En second lieu, la politique du multiculturalisme, première version, celle de 1971, qui encourageait la rétention des langues et les attitudes culturelles des pays d’origine. Cette politique a été adoucie en 1988, lors de l’adoption de la Loi sur le multiculturalisme, pour s’orienter davantage vers la lutte à la discrimination. Mais depuis l’enchâssement du principe du multiculturalisme dans la Loi constitutionnelle de 1982, le multiculturalisme est devenu un fondement de l’identité canadienne. Exit le « biculturalisme » cher aux Québécois.

Les conséquences sur l’existence de deux pôles  d’intégration, le pôle québécois, où on devrait s’intégrer en français, et le pôle canadien-anglais qui n’a jamais eu de problème à intégrer en anglais, sont considérables. Je ne crois pas que Trudeau ait voulu torpiller la politique d’intégration au Québec : c’est quand même lui qui a autorisé que le Québec fasse la sélection des immigrants sur son territoire, par l’accord Cullen-Couture. Mais la nouvelle définition du Canada, multiculturel et bilingue d’un océan à l’autre, n’offre pas clairement aux nouveaux Québécois l’image d’un pays binational.

Autre obstacle à l’intégration des immigrants à la nation d’accueil : l’utilisation faite de certains articles des chartes des droits et libertés qui nuisent à la création d’un lien social tant au Canada anglais qu’au Québec. À l’origine, ces chartes avaient un objectif universaliste : protéger chacun contre les abus de pouvoir des majorités. Elles sont devenues un prétexte pour des revendications qui accentuent la fragmentation de la société. Beaucoup de recours devant les tribunaux pour la sauvegarde de droits sont en fait des revendications politiques au nom de groupes particuliers. Qu’on pense aux articles qui protègent la liberté religieuse, qui sont invoqués pour protéger des pratiques culturelles communautaristes. Ou encore aux droits à l’égalité, censés protéger contre la discrimination les membres de certains groupes définis selon le sexe, l’orientation sexuelle ou autre, et qui donnent lieu à des mouvements identitaires en concurrence avec l’identité nationale.

Les élites québécoises ont longtemps été coupables du manque d’intégration des immigrants à la majorité francophone.
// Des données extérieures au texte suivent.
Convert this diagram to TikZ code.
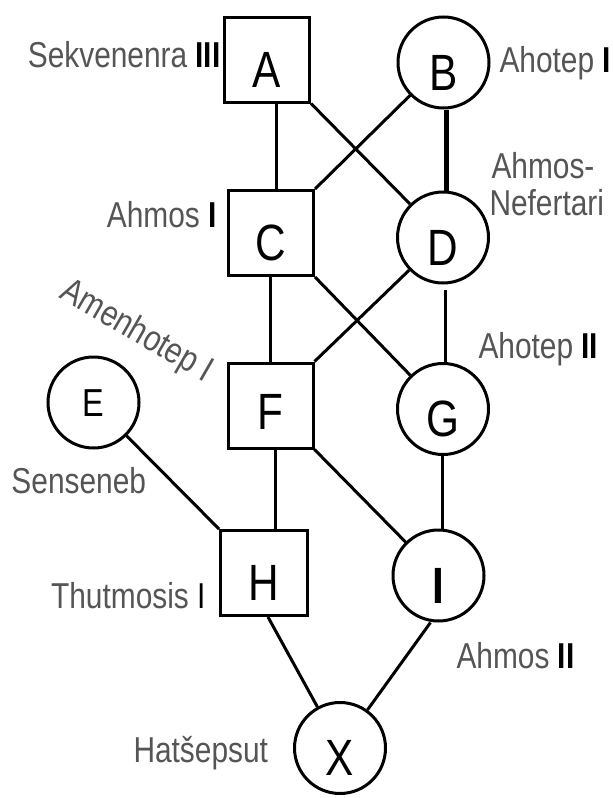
\documentclass[tikz,border=0pt]{standalone}
\usepackage{fontspec}
\setmainfont[FakeStretch=0.83]{Liberation Sans}
\definecolor{labgray}{HTML}{555555}
\newcommand\romnum[1]{\textcolor{black}{\bfseries #1}}
\begin{document}
\begin{tikzpicture}[x=1pt,y=-1pt,line width=3pt,
  sq/.style={draw, rectangle, minimum size=85pt, inner sep=0pt,
    font=\fontsize{51}{51}\selectfont, text height=55pt, text depth=0pt},
  ci/.style={draw, circle, minimum size=91pt, inner sep=0pt,
    font=\fontsize{51}{51}\selectfont, text height=55pt, text depth=0pt},
  lab/.style={text=labgray, inner sep=0pt, font=\fontsize{36}{36}\selectfont},
  link/.style={line width=3pt},
  boldlink/.style={line width=5pt}]
\useasboundingbox (0,0) rectangle (613,798);
% people
\node[sq] (A) at (267,59.5) {A};
\node[ci] (B) at (443.5,62.5) {B};
\node[sq] (C) at (271,233) {C};
\node[ci] (D) at (443,237.5) {D};
\node[ci, font=\fontsize{39}{39}\selectfont, text height=28pt] (E) at (93.5,402.5) {E};
\node[sq, text height=48pt] (F) at (270.5,405.5) {F};
\node[ci] (G) at (443,409) {G};
\node[sq, minimum width=87pt] (H) at (264,573) {H};
\node[ci, font=\fontsize{51}{51}\selectfont\bfseries] (I) at (438.5,575.5) {I};
\node[ci] (X) at (340,748) {X};
% links
\draw[link] ([xshift=9pt]A.south) -- ([xshift=5pt]C.north);
\draw[link] (A.south east) -- (D);
\draw[link] (B) -- (C.north east);
\draw[boldlink] ([xshift=3pt]B.south) -- ([xshift=3.5pt]D.north);
\draw[link] ([xshift=-1pt]C.south) -- ([xshift=-0.5pt]F.north);
\draw[link] (C.south east) -- (G);
\draw[link] (D) -- (F.north east);
\draw[link] ([xshift=2.5pt,yshift=-5pt]D.south) -- ([xshift=2.5pt]G.north);
\draw[link] ([xshift=5pt]F.south) -- ([xshift=11.5pt]H.north);
\draw[link] (F.south east) -- (I);
\draw[link] ([xshift=-1pt]G.south) -- ([xshift=3.5pt]I.north);
\draw[link] (E) -- (H.north west);
\draw[link] ([xshift=4pt]H.south) -- (X);
\draw[link] ([xshift=-8pt]I.south) -- (X);
% labels
\node[lab, anchor=base east] (lA) at (222,67) {Sekvenenra \romnum{III}};
\node[lab, anchor=base west] (lB) at (498,72) {Ahotep \romnum{I}};
\node[lab, anchor=base east] (lC) at (218,227) {Ahmos \romnum{I}};
\node[lab, anchor=base west] (lD1) at (490,178) {Ahmos-};
\node[lab, anchor=base west] (lD2) at (488,215) {Nefertari};
\node[lab, anchor=base west] (lG) at (477,358) {Ahotep \romnum{II}};
\node[lab, anchor=base west, rotate=-30] (lF) at (57,297) {Amenhotep I};
\node[lab, anchor=base west] (lE) at (10,493) {Senseneb};
\node[lab, anchor=base east] (lH) at (207,608) {Thutmosis \textcolor{black}{I}};
\node[lab, anchor=base west] (lI) at (455,668) {Ahmos \romnum{II}};
\node[lab, anchor=base west] (lX) at (132,762) {Hatšepsut};
\end{tikzpicture}
\end{document}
L’Église catholique, responsable de l’éducation, les repoussait vers les écoles anglaise, même lorsqu’ils étaient catholiques. Même à l’église, on ne les laissait pas se mélanger avec les Canadiens français. On avait institué des paroisses « nationales ». « Vous êtes Italienne? Allez vous marier dans votre église de la Petite Italie. » Par conséquent, 80% des immigrants s’intégraient en anglais au Québec.
Cérémonie d'assermentation de nouveaux citoyenx

Dans les premières années de la Révolution tranquille, les autorités politiques ont décidé que l’immigration deviendrait un facteur de renforcement du fait français. Mais le Québec n’est qu’un demi-État qui ne contrôle pas entièrement sa politique d’immigration, qui n’octroie pas de citoyenneté « québécoise », et qui n’a pas d’armée. Il lui reste une politique d’éducation pour faire des « nouveaux arrivants » des Québécois. Depuis 1977, on admet enfin les enfants d’immigrants à l’école française. Les enfants de la Loi 101 sont le Québec de demain. Est-ce qu’à elles seules les écoles suffiront à en faire des Québécois, à l’heure où on n’y enseigne plus l’histoire nationale? Il y a matière à s’inquiéter.

La Chambre des communes d’Ottawa eu beau reconnaître en 2006 « les Québécois et les Québécoises » comme une nation au sein d’un Canada uni, le Québec demeure une province comme les autres. On a raté le train de la souveraineté en 1995 et on ne sait pas à quelle heure il repassera. Les forces de la mondialisation évoquées dans le dernier article se conjuguent avec l’héritage de Trudeau pour rendre plus difficile l’intégration politique des nouveaux Québécois. 

1 commentaire:

  1. Merci Michel.
    L'heritage de Trudeau est immense dans notre image du Canada d'aujourd'hui. Autant, sinon plus que Pearson.
    Je realise que nous sommes probablement a un tournant de l'histoire. La division politique actuelle pourrait tres bien faire en sorte que nous soyons au debur d'une ere Harper pour les 10-20 prochaines annees qui va redefinir l'image du Canada pour en faire un pays bien loin de la vision de Trudeau.